Posted by: Debra Kolkka | June 28, 2014

Farewell Casa Debbio

It is time for me to go home to Australia. I hate to leave Casa Debbio, especially as the garden is really starting to take shape. I have planted lots of new things and I have been enjoying watching everything grow.

Thursday was my last day at the house and it was a perfect end to my stay. The weather was delightful and Sisto turned on his music for my final dinner on the terrace. Fireflies arrived a bit later and I went to bed to the sound of hooting owls.

The only disappointment was that my lavender, which has more than doubled in size since last year, didn’t turn purple for me. The flowers are all there ready to go, but they didn’t take the final step. I have been talking to them every day in both English and Italian, trying to encourage them, but to no avail…maybe next week, but I won’t be there to see it.

Here is a little collection of scenes from Casa Debbio over the last couple of weeks.

 

I have been eating cherries from the tree, there is one gooseberry getting ripe, and lots of figs.
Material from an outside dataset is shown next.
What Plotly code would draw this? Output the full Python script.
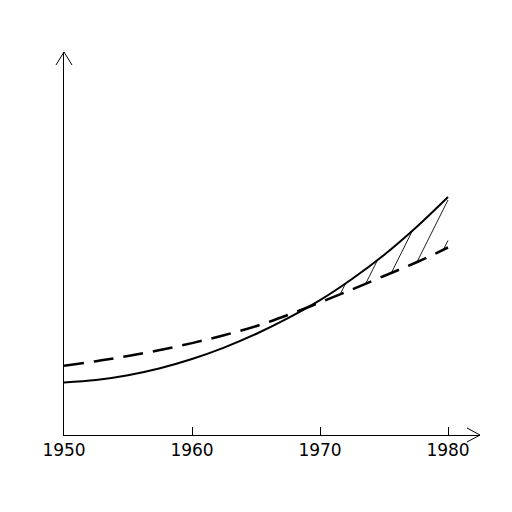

The tomatoes, strawberries and raspberries  are growing and the little herb garden is going well.  My peonies are all growing and I am hoping for lots of flowers next spring along with the rhododendrons under the hazelnut trees.

I know Filippo will do a great job of looking after them for me. When I get back in autumn we will plant more apples, pears, plums, cherries, figs and olives on the terraces. Next spring there will be masses of blossoms…can’t wait.

I just hope the mufloni don’t move in and start eating everything.